Veteran Sri Lanka spinner Rangana Herath has admitted that his body isn't holding up to the rigours of international cricket as well as he'd like, but hopes he'll be able to keep going until early 2016 at least.
Herath wants to be part of his side's World Twenty20 title defence in India in March, and hopes his tricky knee holds out, even though he'll be 38 by then.
Herath said: "With my age you cannot perform the way you did some 10-15 years ago. From my fitness I am doing the maximum with the injury, I am struggling a little bit on it.
"I cannot give a guarantee with my bowling or my fitness. I am trying to retain whatever energy I have and to prolong my career I have reduced the number of one-day matches and play only Tests.
"If I put a target to end my career I will not be able to give my maximum to the team. Every time I play I look to give 100 percent to the team. But before long I will have to take a decision on my future.
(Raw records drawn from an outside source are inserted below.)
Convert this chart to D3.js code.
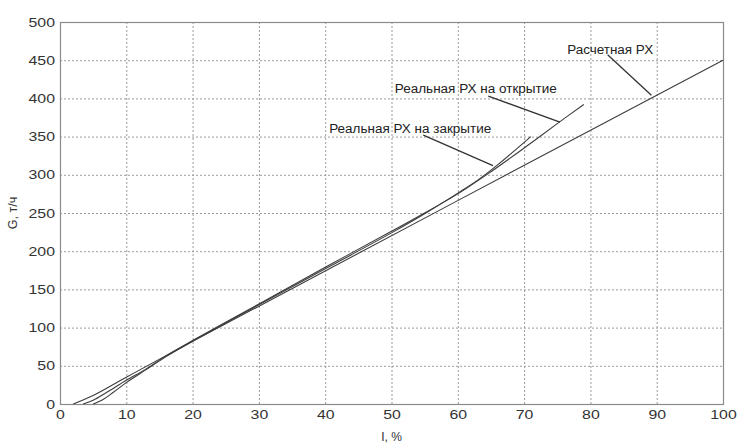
<!DOCTYPE html>
<html>
<head>
<meta charset="utf-8">
<script src="https://cdn.jsdelivr.net/npm/d3@7/dist/d3.min.js"></script>
<style>
  body { margin: 0; background: #fff; }
  text { font-family: "Liberation Sans", Arial, sans-serif; }
</style>
</head>
<body>
<svg id="chart" width="737" height="444"></svg>
<script>
/* ---------- data ---------- */
const xTicks = [0, 10, 20, 30, 40, 50, 60, 70, 80, 90, 100];
const yTicks = [0, 50, 100, 150, 200, 250, 300, 350, 400, 450, 500];

// Расчетная РХ
const calcL = [2, 5, 10, 20, 100];
const calcG = [0, 11, 35, 82, 450];
// Реальная РХ на открытие
const openL = [3.5, 5, 7, 10, 13, 16, 20, 30, 40, 50, 55, 60, 65, 70, 75, 79];
const openG = [0, 5, 15, 31, 46, 63, 83, 131, 179, 226, 250, 275, 304, 335, 367, 392];
// Реальная РХ на закрытие
const closeL = [5, 6.5, 8, 10, 13, 16, 20, 30, 40, 50, 55, 60, 63, 66, 69, 71];
const closeG = [0, 6, 15, 28, 45, 62, 82, 130, 177, 224, 249, 276, 293, 313, 335, 350];

// callouts: label text, label anchor (L, G), leader from -> to
const notes = [
  { text: "Расчетная РХ", at: [76.5, 464], from: [82.6, 457], to: [89.2, 404], w: 86 },
  { text: "Реальная РХ на открытие", at: [50.5, 412], from: [64.6, 403], to: [75.4, 369], w: 162 },
  { text: "Реальная РХ на закрытие", at: [40.6, 360], from: [54.8, 352], to: [65.3, 312], w: 162 },
];

const zip = (xs, ys) => xs.map((x, i) => ({ x, y: ys[i] }));

/* ---------- layout ---------- */
const W = 737, H = 444;
const m = { left: 60, right: 14, top: 22, bottom: 40 };
const svg = d3.select("#chart");

const x = d3.scaleLinear().domain([0, 100]).range([m.left, W - m.right]);
const y = d3.scaleLinear().domain([0, 500]).range([H - m.bottom, m.top]);

/* --- grid --- */
const grid = svg.append("g").attr("stroke", "#9a9a9a").attr("stroke-dasharray", "2,2");
grid.selectAll("line.v")
  .data(xTicks.slice(1, -1))
  .join("line")
  .attr("x1", (d) => x(d) + 0.5).attr("x2", (d) => x(d) + 0.5)
  .attr("y1", y(500)).attr("y2", y(0));
grid.selectAll("line.h")
  .data(yTicks.slice(1, -1))
  .join("line")
  .attr("y1", (d) => y(d) + 0.5).attr("y2", (d) => y(d) + 0.5)
  .attr("x1", x(0)).attr("x2", x(100));

/* --- frame --- */
svg.append("rect")
  .attr("x", x(0) + 0.5).attr("y", y(500) + 0.5)
  .attr("width", x(100) - x(0)).attr("height", y(0) - y(500))
  .attr("fill", "none").attr("stroke", "#8a8a8a").attr("stroke-width", 1.2);

/* --- axes --- */
const stretch = (sel, k) =>
  sel.each(function () {
    const len = this.getComputedTextLength();
    d3.select(this).attr("textLength", len * k).attr("lengthAdjust", "spacingAndGlyphs");
  });

const gx = svg.append("g")
  .attr("transform", `translate(0,${y(0)})`)
  .call(d3.axisBottom(x).tickValues(xTicks).tickSize(0).tickPadding(6));
const gy = svg.append("g")
  .attr("transform", `translate(${x(0)},0)`)
  .call(d3.axisLeft(y).tickValues(yTicks).tickSize(0).tickPadding(5));
[gx, gy].forEach((g) => {
  g.select(".domain").remove();
  g.selectAll("text")
    .attr("font-size", 13).attr("fill", "#333")
    .attr("font-family", '"Liberation Sans", Arial, sans-serif')
    .call(stretch, 1.22);
});

svg.append("text")
  .attr("x", (x(0) + x(100)) / 2).attr("y", H - 3)
  .attr("text-anchor", "middle").attr("font-size", 12).attr("fill", "#333")
  .text("I, %");
svg.append("text")
  .attr("transform", `translate(17,${(y(0) + y(500)) / 2}) rotate(-90)`)
  .attr("text-anchor", "middle").attr("font-size", 12.5).attr("fill", "#333")
  .text("G, т/ч");

/* --- curves --- */
const smooth = d3.line().x((d) => x(d.x)).y((d) => y(d.y)).curve(d3.curveCatmullRom.alpha(0.5));

const series = [zip(calcL, calcG), zip(openL, openG), zip(closeL, closeG)];
svg.append("g")
  .selectAll("path")
  .data(series)
  .join("path")
  .attr("d", smooth)
  .attr("fill", "none")
  .attr("stroke", "#3c3c3c")
  .attr("stroke-width", 1.1);

/* --- callouts --- */
const ann = svg.append("g");
ann.selectAll("line")
  .data(notes)
  .join("line")
  .attr("x1", (d) => x(d.from[0])).attr("y1", (d) => y(d.from[1]))
  .attr("x2", (d) => x(d.to[0])).attr("y2", (d) => y(d.to[1]))
  .attr("stroke", "#333").attr("stroke-width", 1.3);
ann.selectAll("text")
  .data(notes)
  .join("text")
  .attr("x", (d) => x(d.at[0])).attr("y", (d) => y(d.at[1]))
  .attr("dy", "0.35em")
  .attr("font-size", 12).attr("fill", "#222")
  .attr("textLength", (d) => d.w).attr("lengthAdjust", "spacingAndGlyphs")
  .text((d) => d.text);
</script>
</body>
</html>
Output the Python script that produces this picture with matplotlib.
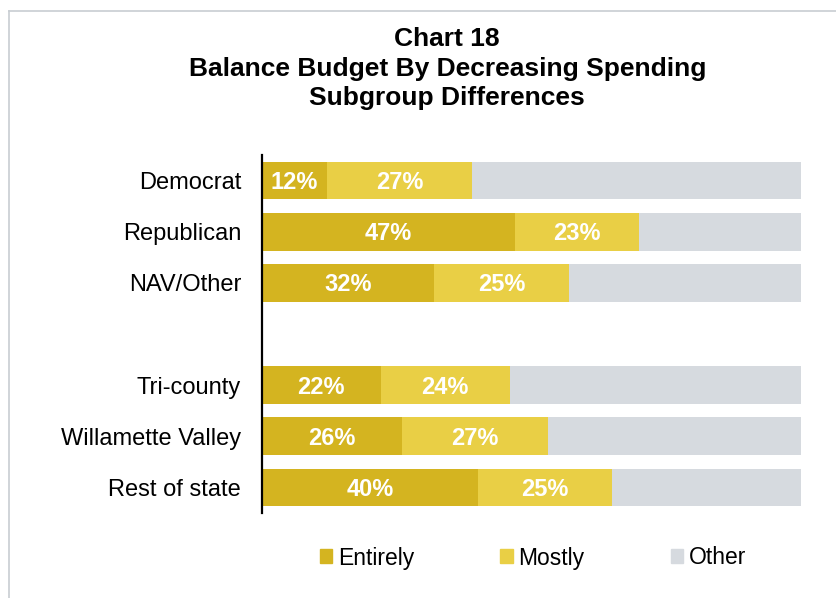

"I will decide after the World T20 which is to be played in India next year. We are the reigning champions and we have a good chance of defending it with the present team although they lack in a bit in experience."
One reason he'd like to keep going, aside from his own personal milestones, is to give skipper Angelo Mathews as much help as he can, given the retirements of many senior players in recent months.
Herath is one of the last remaining veterans in the young side, and he feels it wouldn't be fair to Mathews to add another problem to his plate, especially as the bowling attack often gets shaken up due to injuries, chucking bans, and poor form.
He added: "Even when Mahela and Sanga were around as a bowler I offered advice and assistance to Angelo. In future, Angelo will require the support of all the team members.
"As a senior player I also have a responsibility to support him especially from the bowling side. If you take our bowling unit apart from Dhammika [Prasad] and me the rest have not played many matches.
"When you play with an inexperienced bowling unit, the captain will need to have a lot of patience because you will not get the breaks every time you need them.
"In the past five-six years it has been this bowling unit which has been shuffled around and played. We always look as a team to build partnerships with the bowling unit.
"If anyone is bowling well from one side, not consistently bowling maiden overs but lessening the number of loose balls and not allowing batsmen the freedom to score, the strike bowler has more chances of taking wickets."